Call of Duty
Photo Credit: Kienan Lafferty

The Rise and Fall of Call of Duty on Twitch

Call of Duty. Such a common name, is it not? Love it or hate, Call of Duty is undoubtedly one of the biggest multiplayer games of all time for the last 11 years. The name alone is already a staple to the non-gaming demographic, that once they hear it, they know it’s this dumbed down, violent, senseless killing spree of a video game that mainstream media always targets as the center for a child’s cause of violence in and out of his household. Call of Duty is really a super powerhouse at this point that it cannot topple down from its tower, no matter the quality that Activision keeps on releasing to the mass of gamers globally on a yearly basis.

In today’s article, we’ll be focusing on its influence in the realm of Twitch—from when it peaked to the point where everyone just gave up watching and the time when it always builds up momentum whenever CoD Pro League comes into play.

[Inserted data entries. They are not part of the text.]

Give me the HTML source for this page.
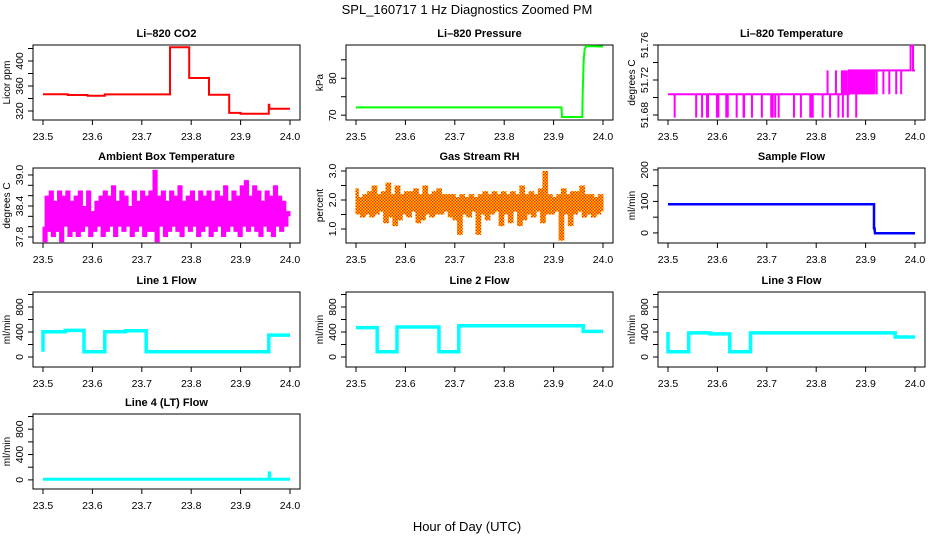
<!DOCTYPE html>
<html><head><meta charset="utf-8"><style>
html,body{margin:0;padding:0;background:#fff}
svg{display:block;font-family:"Liberation Sans",sans-serif}
</style></head><body>
<svg id="fig" width="936" height="540" viewBox="0 0 936 540" xmlns="http://www.w3.org/2000/svg">
<text x="467" y="14" font-size="13" text-anchor="middle">SPL_160717  1 Hz Diagnostics Zoomed PM</text>
<text x="467" y="531" font-size="13" text-anchor="middle">Hour of Day (UTC)</text>
</svg>
<script>
// ---- data arrays ----
const xTicks = [23.5, 23.6, 23.7, 23.8, 23.9, 24.0];
const xTickLabels = ["23.5", "23.6", "23.7", "23.8", "23.9", "24.0"];

const co2Times  = [23.5, 23.55, 23.59, 23.625, 23.757, 23.796, 23.836, 23.877, 23.9, 23.957, 23.958, 23.96, 24.0];
const co2Values = [346.7, 345.6, 344.5, 346.5, 422, 372.8, 346, 317, 315.7, 330, 323.7, 323.7, 323.7];

const presTimes  = [23.5, 23.916, 23.917, 23.958, 23.959, 23.961, 23.963, 23.966, 24.0];
const presValues = [72.1, 72.1, 69.5, 69.5, 76, 85, 88, 88.7, 88.6];

const tempBaseTimes  = [23.5, 23.866, 23.991, 23.996, 24.0];
const tempBaseValues = [51.7037, 51.731, 51.759, 51.731, 51.731];
const tempDownTimes = [23.5135,23.557,23.569,23.579,23.581,23.599,23.602,23.618,23.621,23.639,23.653,23.654,23.670,23.690,23.709,23.712,23.717,23.724,23.755,23.769,23.788,23.790,23.793,23.813,23.828,23.845,23.854,23.864];
const tempDownValues = [51.677,51.677,51.677,51.677,51.677,51.677,51.677,51.677,51.677,51.677,51.677,51.677,51.677,51.677,51.677,51.677,51.677,51.677,51.677,51.677,51.677,51.677,51.677,51.677,51.677,51.677,51.677,51.677];
const tempUpTimes = [23.823,23.840,23.852,23.855,23.857,23.859,23.862];
const tempUpValues = [51.731,51.731,51.731,51.731,51.731,51.731,51.731];
const tempDenseTimes = [23.868,23.870,23.872,23.874,23.876,23.878,23.880,23.881,23.883,23.885,23.887,23.889,23.891,23.893,23.895,23.897,23.899,23.901,23.903,23.905,23.907,23.909,23.911,23.913,23.915,23.918,23.9225,23.936,23.948,23.962,23.972];
const tempDenseValues = [51.7037,51.7037,51.7037,51.7037,51.7037,51.7037,51.7037,51.677,51.7037,51.7037,51.7037,51.7037,51.7037,51.7037,51.7037,51.7037,51.7037,51.7037,51.7037,51.7037,51.7037,51.7037,51.7037,51.7037,51.7037,51.7037,51.7037,51.7037,51.7037,51.7037,51.7037];

const ambValues = [38.0,37.7,38.6,37.9,38.7,37.8,38.5,37.9,38.7,37.7,38.6,38.0,38.7,37.8,38.5,37.9,38.6,37.8,38.7,37.9,38.4,38.0,38.7,37.8,38.3,37.9,38.5,38.0,38.6,37.8,38.7,37.9,38.6,38.0,38.8,37.8,38.5,38.0,38.7,37.9,38.6,38.0,38.4,37.8,38.7,37.9,38.5,38.0,38.7,37.8,38.6,37.9,38.7,37.9,39.1,37.7,38.6,38.0,38.7,37.8,38.5,37.9,38.7,38.0,38.6,37.9,38.8,37.8,38.5,38.0,38.6,37.9,38.7,38.0,38.5,37.8,38.7,37.9,38.6,38.0,38.7,37.8,38.5,37.9,38.7,38.0,38.6,37.8,38.8,37.9,38.5,38.0,38.7,37.9,38.6,37.8,38.8,38.0,38.9,37.9,38.6,38.0,38.8,37.9,38.7,37.8,38.5,38.0,38.7,37.9,38.6,37.8,38.8,38.0,38.6,37.9,38.5,38.0,38.3,38.2];
const rhValues = [2.4,1.5,2.1,1.4,2.2,1.5,2.3,1.4,2.5,1.5,2.2,1.6,2.3,1.2,2.6,1.4,2.2,1.1,2.5,1.3,2.2,1.5,2.3,1.4,2.3,1.6,2.4,1.2,2.2,1.3,2.5,1.5,2.2,1.4,2.3,1.5,2.4,1.5,2.2,1.6,2.2,1.4,2.2,1.3,2.1,0.8,2.2,1.5,2.1,1.4,2.2,1.6,2.1,0.8,2.2,1.5,2.3,1.3,2.2,1.5,2.3,1.6,2.2,1.1,2.3,1.5,2.2,1.2,2.3,1.6,2.2,1.1,2.5,1.3,2.2,1.5,2.3,1.4,2.2,1.6,2.4,1.2,3.0,1.5,2.2,1.5,2.1,1.6,2.2,0.6,2.4,1.5,2.2,1.1,2.3,1.5,2.3,1.6,2.5,1.4,2.2,1.5,2.2,1.4,2.1,1.5,2.2,1.6];

const sampleTimes  = [23.5, 23.917, 23.917, 23.918, 23.919, 24.0];
const sampleValues = [91, 91, 15, 15, -1, -1];

const line1Times  = [23.5, 23.5, 23.545, 23.545, 23.583, 23.583, 23.625, 23.625, 23.667, 23.667, 23.709, 23.709, 23.957, 23.957, 24.0];
const line1Values = [85, 405, 405, 425, 425, 85, 85, 405, 405, 420, 420, 85, 85, 350, 350];
const line2Times  = [23.5, 23.543, 23.543, 23.583, 23.583, 23.668, 23.668, 23.708, 23.708, 23.96, 23.96, 24.0];
const line2Values = [470, 470, 85, 85, 480, 480, 85, 85, 500, 500, 410, 410];
const line3Times  = [23.5, 23.5, 23.542, 23.542, 23.585, 23.585, 23.625, 23.625, 23.667, 23.667, 23.96, 23.96, 24.0];
const line3Values = [400, 85, 85, 385, 385, 370, 370, 85, 85, 385, 385, 320, 320];
const line4Times  = [23.5, 23.958, 23.958, 23.959, 23.959, 24.0];
const line4Values = [10, 10, 110, 110, 10, 10];

const co2Ticks=[320,340,360,380,400,420], co2Labels=["320","","360","","400",""];
const presTicks=[70,75,80,85], presLabels=["70","","80",""];
const tempTicks=[51.68,51.70,51.72,51.74,51.76], tempLabels=["51.68","","51.72","","51.76"];
const ambTicks=[37.8,38.0,38.2,38.4,38.6,38.8,39.0], ambLabels=["37.8","","","38.4","","","39.0"];
const rhTicks=[1.0,1.5,2.0,2.5,3.0], rhLabels=["1.0","","2.0","","3.0"];
const sampTicks=[0,50,100,150,200], sampLabels=["0","","100","","200"];
const flowTicks=[0,200,400,600,800,1000], flowLabels=["0","","400","","800",""];

// ---- rendering ----
const NS="http://www.w3.org/2000/svg";
const svg=document.getElementById('fig');
const COLS=[33,346,658], ROWS=[45,168,292,414], W=267, H=75;
function mk(tag,attrs,parent){const e=document.createElementNS(NS,tag);for(const k in attrs)e.setAttribute(k,attrs[k]);(parent||svg).appendChild(e);return e;}
function panel(id,c,r,title,ylab,yDom,yT,yL){
  const L=COLS[c],T=ROWS[r];
  const g=mk('g',{});
  
  
  const xs=v=>L+10+(v-23.5)/0.5*247;
  const ys=v=>T+H-(v-yDom[0])/(yDom[1]-yDom[0])*H;
  const box=mk('rect',{x:L,y:T,width:W,height:H,fill:'none',stroke:'#000','stroke-width':1},g);
  
  
  const t=mk('text',{x:L+W/2,y:T-8,'font-size':11,'font-weight':'bold','text-anchor':'middle'},g);
  t.textContent=title;
  
  
  const yl=mk('text',{x:0,y:0,'font-size':10,'text-anchor':'middle',transform:`translate(${L-23},${T+H/2}) rotate(-90)`},g);
  yl.textContent=ylab;
  
  
  const xa=mk('g',{stroke:'#000'},g);
  
  
  mk('line',{x1:xs(23.5),x2:xs(24.0),y1:T+H,y2:T+H},xa);
  xTicks.forEach((v,i)=>{
    mk('line',{x1:xs(v),x2:xs(v),y1:T+H,y2:T+H+5},xa);
    const tl=mk('text',{x:xs(v),y:T+H+20,'font-size':10.5,'text-anchor':'middle',stroke:'none'},xa);
    tl.textContent=xTickLabels[i];
  });
  const ya=mk('g',{stroke:'#000'},g);
  
  
  mk('line',{x1:L,x2:L,y1:ys(yT[0]),y2:ys(yT[yT.length-1])},ya);
  yT.forEach((v,i)=>{
    mk('line',{x1:L-5,x2:L,y1:ys(v),y2:ys(v)},ya);
    if(yL[i]){const tl=mk('text',{x:0,y:0,'font-size':10.5,'text-anchor':'middle',stroke:'none',transform:`translate(${L-10},${ys(v)}) rotate(-90)`},ya);tl.textContent=yL[i];}
  });
  return {g,xs,ys};
}
function poly(p,times,vals,color,w,name,extra){
  const pts=times.map((t,i)=>p.xs(t).toFixed(1)+','+p.ys(vals[i]).toFixed(1)).join(' ');
  const e=mk('polyline',Object.assign({points:pts,fill:'none',stroke:color,'stroke-width':w,'stroke-linejoin':'miter'},extra||{}),p.g);
  
  
  return e;
}
function stepPoly(p,times,vals,color,w,name){
  const t2=[],v2=[];
  for(let i=0;i<times.length;i++){ if(i>0){t2.push(times[i]);v2.push(vals[i-1]);} t2.push(times[i]);v2.push(vals[i]); }
  return poly(p,t2,v2,color,w,name);
}
function spikes(p,times,from,vals,color,name){
  const g=mk('g',{stroke:color,'stroke-width':2},p.g);
  
  
  times.forEach((t,i)=>mk('line',{x1:p.xs(t),x2:p.xs(t),y1:p.ys(from[i]),y2:p.ys(vals[i])},g));
}
// dense 1 Hz trace: fill between consecutive samples
function dense(p,times,vals,color,name,overlay){
  const g=mk('g',{fill:color},p.g);
  
  
  for(let i=0;i<vals.length-1;i++){
    const x0=p.xs(times[i]),x1=p.xs(times[i+1]);
    const y0=p.ys(Math.max(vals[i],vals[i+1])),y1=p.ys(Math.min(vals[i],vals[i+1]));
    mk('rect',{x:x0-0.5,y:y0,width:x1-x0+1,height:y1-y0},g);
    if(overlay){
      const o=mk('rect',{x:x0-0.5,y:y0,width:x1-x0+1,height:y1-y0,fill:'url(#dots)'},g);
    }
  }
}
function evenTimes(n){return Array.from({length:n},(_,i)=>23.5+0.5*i/(n-1));}

const defs=mk('defs',{});
const pat=mk('pattern',{id:'dots',width:3,height:3,patternUnits:'userSpaceOnUse'},defs);
mk('rect',{x:0,y:0,width:1.5,height:1.5,fill:'#ff2000'},pat);
mk('rect',{x:1.5,y:1.5,width:1.5,height:1.5,fill:'#ff2000'},pat);

// CO2
let p=panel('co2',0,0,'Li\u2013820 CO2','Licor ppm',[305.6,425.6],co2Ticks,co2Labels);
stepPoly(p,co2Times,co2Values,'#ff0000',2,'co2-line');
// Pressure
p=panel('pressure',1,0,'Li\u2013820 Pressure','kPa',[68.7,89.0],presTicks,presLabels);
poly(p,presTimes,presValues,'#00ff00',2,'pressure-line');
// Temperature
p=panel('li820-temp',2,0,'Li\u2013820 Temperature','degrees C',[51.6743,51.76],tempTicks,tempLabels);
stepPoly(p,tempBaseTimes,tempBaseValues,'#ff00ff',2,'li820-temp-line');
spikes(p,tempDownTimes,tempDownTimes.map(()=>51.7037),tempDownValues,'#ff00ff','li820-temp-down-spikes');
spikes(p,tempUpTimes,tempUpTimes.map(()=>51.7037),tempUpValues,'#ff00ff','li820-temp-up-spikes');
spikes(p,tempDenseTimes,tempDenseTimes.map(()=>51.731),tempDenseValues,'#ff00ff','li820-temp-dense-spikes');
// Ambient
p=panel('ambient-temp',0,1,'Ambient Box Temperature','degrees C',[37.684,39.135],ambTicks,ambLabels);
dense(p,evenTimes(ambValues.length),ambValues,'#ff00ff','ambient-temp-trace',false);
// RH
p=panel('gas-rh',1,1,'Gas Stream RH','percent',[0.517,3.103],rhTicks,rhLabels);
dense(p,evenTimes(rhValues.length),rhValues,'#ffd000','gas-rh-trace',true);
// Sample flow
p=panel('sample-flow',2,1,'Sample Flow','ml/min',[-32,206],sampTicks,sampLabels);
poly(p,sampleTimes,sampleValues,'#0000ff',2.5,'sample-flow-line');
// Lines
p=panel('line1-flow',0,2,'Line 1 Flow','ml/min',[-160,1040],flowTicks,flowLabels);
poly(p,line1Times,line1Values,'#00ffff',3.5,'line1-flow-line');
p=panel('line2-flow',1,2,'Line 2 Flow','ml/min',[-160,1040],flowTicks,flowLabels);
poly(p,line2Times,line2Values,'#00ffff',3.5,'line2-flow-line');
p=panel('line3-flow',2,2,'Line 3 Flow','ml/min',[-160,1040],flowTicks,flowLabels);
poly(p,line3Times,line3Values,'#00ffff',3.5,'line3-flow-line');
p=panel('line4-flow',0,3,'Line 4 (LT) Flow','ml/min',[-144,1040],flowTicks,flowLabels);
poly(p,line4Times,line4Values,'#00ffff',3,'line4-flow-line');
</script>
</body></html>
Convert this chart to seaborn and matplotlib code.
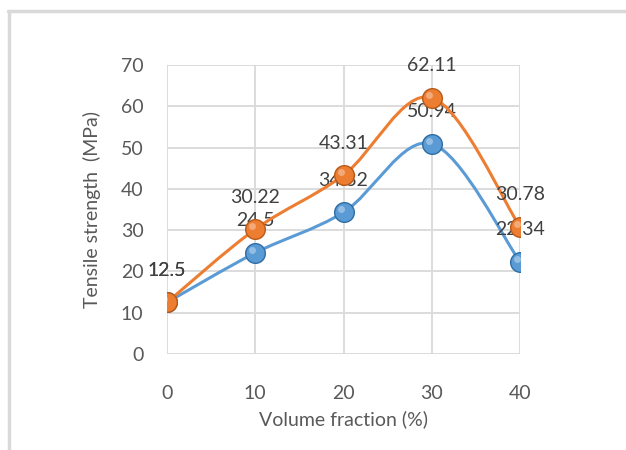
import numpy as np
import pandas as pd
import matplotlib
matplotlib.use("Agg")
import matplotlib.pyplot as plt
from matplotlib.path import Path
from matplotlib.patches import PathPatch
from matplotlib.lines import Line2D
import seaborn as sns

# data
volume_fraction = [0, 10, 20, 30, 40]
series_a = [12.5, 24.5, 34.32, 50.94, 22.34]    # blue
series_b = [12.5, 30.22, 43.31, 62.11, 30.78]   # orange
y_ticks = [0, 10, 20, 30, 40, 50, 60, 70]

BLUE = "#5B9BD5"
ORANGE = "#ED7D31"
TEXT = "#595959"
LABEL = "#404040"
GRID = "#D9D9D9"

sns.set_theme(style="white")
plt.rcParams['font.family'] = ['Lato', 'DejaVu Sans']


def smooth_path(xs, ys):
    # Excel-like smoothed line: cubic Bezier through the points (Catmull-Rom tangents)
    pts = np.column_stack([xs, ys]).astype(float)
    verts = [pts[0]]
    codes = [Path.MOVETO]
    n = len(pts)
    for i in range(n - 1):
        p0 = pts[max(i - 1, 0)]
        p1 = pts[i]
        p2 = pts[i + 1]
        p3 = pts[min(i + 2, n - 1)]
        c1 = p1 + (p2 - p0) / 6.0
        c2 = p2 - (p3 - p1) / 6.0
        verts += [c1, c2, p2]
        codes += [Path.CURVE4] * 3
    return Path(verts, codes)


fig = plt.figure(figsize=(6.26, 4.5), dpi=100)
ax = fig.add_axes([167 / 626, 1 - 354 / 450, (520 - 167) / 626, (354 - 65) / 450])

df = pd.DataFrame({
    "x": volume_fraction * 2,
    "y": series_a + series_b,
    "s": ["a"] * len(series_a) + ["b"] * len(series_b),
})

z = 3
for key, vals, col, edge in [("a", series_a, BLUE, "#2E6DA4"), ("b", series_b, ORANGE, "#B85A17")]:
    ax.add_patch(PathPatch(smooth_path(volume_fraction, vals), facecolor="none",
                           edgecolor=col, lw=2.2, zorder=z, capstyle="round"))
    sns.scatterplot(data=df[df.s == key], x="x", y="y", ax=ax, color=col, s=200,
                    edgecolor=edge, linewidth=1.0, zorder=z + 1, legend=False)
    # small highlight to hint at the glossy sphere markers
    ax.plot(volume_fraction, vals, linestyle="none", marker="o", ms=5,
            mfc="white", mec="none", alpha=0.35, zorder=z + 1.5,
            transform=ax.transData + matplotlib.transforms.ScaledTranslation(-3 / 100, 3 / 100, fig.dpi_scale_trans))
    for xv, yv in zip(volume_fraction, vals):
        ax.annotate(f"{yv:g}", (xv, yv), xytext=(0, 23), textcoords="offset points",
                    ha="center", va="center", fontsize=14, color=LABEL, zorder=z + 2)
    z += 3

ax.set_xlim(0, 40)
ax.set_ylim(0, 70)
ax.set_xticks(volume_fraction)
ax.set_yticks(y_ticks)
ax.grid(True, color=GRID, lw=1.3)
ax.set_axisbelow(True)
for sp in ax.spines.values():
    sp.set_visible(False)
ax.tick_params(axis="both", length=0, labelsize=14, labelcolor=TEXT)
ax.tick_params(axis="x", pad=22)
ax.tick_params(axis="y", pad=17)
ax.set_xlabel("Volume fraction (%)", fontsize=14, color=TEXT, labelpad=6)
ax.set_ylabel("Tensile strength  (MPa)", fontsize=14, color=TEXT, labelpad=14)

# outer chart frame (only top and left edges visible in the crop)
fig.add_artist(Line2D([8 / 626, 1], [1 - 11 / 450, 1 - 11 / 450], color=GRID, lw=2.5))
fig.add_artist(Line2D([9 / 626, 9 / 626], [0, 1 - 11 / 450], color=GRID, lw=2.5))

fig.savefig("out.png", dpi=100)
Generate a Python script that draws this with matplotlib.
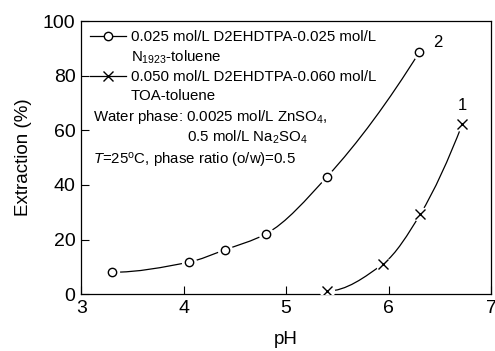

Call of Duty’s rise to fame on Twitch began as early as the good old days of 2011, starting with Modern Warfare 3. In fact, during that time, MW3 was considered one of the most viewed video games at the time, just trailing behind viewership from DotA 2 and League of Legends. It had peaked at 5,000 views, which was considered a very high number during those years.

Modern Warfare 3 was a regular title to be seen in the younger years of Twitch, showcasing casual gameplay on multiplayer as well as some streamers showcasing their mastery of the game’s campaign mode on the hardest difficulty, Veteran. It was also an enjoyable stream channel to look forward to, especially when streamers brought along their buddies to play in a 2-player co-op mode that had nothing but chaos and lots of laughs.

Its biggest exposure, however, began in the holidays of 2012 with the release of Call of Duty: Black Ops 2. The following year, the game peaked to as high as 12,000 viewers. It was regarded by many, especially pro players, as the best and most balanced multiplayer title for the professional CoD tournaments. It was for numerous reasons: it didn’t have any killstreaks but rather scorestreaks where you earn killing perks and map exposure for settling with objectives rather than just blindly killing other players. It was also considered to have the best maps for the competitive scene too, such as the fast-paced Hijacked map, the community-favorite Nuketown (in 2025 edition), Plaza and Magma. It didn’t have any of the fancy wallrides or jumpjets at all. Just the regular quick gameplay but with some more skillful and tactical approaches than what the game had the years before. Not to mention, the old-favorite Zombies mode came back with fresh new maps and new stories to unravel. That alone was a hit in the Twitch community.

2013 to 2014 weren’t as hot as they were during the previous years: with the constant annual release of CoD and with 2013’s Ghosts widely known for being one of the weakest in the franchise, this also affected the CoD Twitch community too. Who wouldn’t be upset about it after Activision kept on bragging how everything was so “next-gen” in CoD Ghosts when they delivered exactly the same as they always have in the past games. 2014 saw the rise of CoD Advanced Warfare—a more futuristic approach that felt more like Black Ops 2 again with more technology to fiddle in the multiplayer. It also featured zombies too. Oh, and it had John Malkovich and Kevin Spacey so I guess that’s nice. Yet, despite the celebrities, the count on regular viewers was not as many as it was in 2012 to mid-2013. The highest it had during that time was 4,000 viewers on regular days. If it’s a pro league, it turns into 25,000, which is still low considering it’s an esports event.

2015 was the return of Black Ops with its 3rd iteration of the series. Fans were eager to see how the new mechanics, as well as some that were derived from Advanced Warfare, would change up some notches in the newest Black Ops—it had wall-riding, robot avatars, new and faster gadgets and scorestreaks and everything else that is very “Cawadoodee”. Its peak reached 11k on normal days and 32,000 on esports event.

2016 began its lowdown again; after all the hate spewed on Infinite Warfare, the influence took its toll on the CoD community too. Its main opponent, Battlefield 1, surpassed so much more viewers on Twitch with 60,000 unique audiences spectating the WWI fiasco while IW only got to 4,000 at peak.

2017 to current, CoD WWII has been on the lowest point—the peak being just 8,000 and on regular days, it’s just around 2,000 viewers. Why? Because the Twitch community despises everything politically correct. And in the case of WWII, it was the most SJW-riddled world war II game ever made. The fans didn’t like it nor did the lootboxes (which could have had potential to wow the viewers but end up to be meh).

Now with Black Ops 4 soon, it might have that pull in the audience count that Activision desperately wants to see their game compete with other top games…unless they ruin the only good series in the whole Call of Duty era.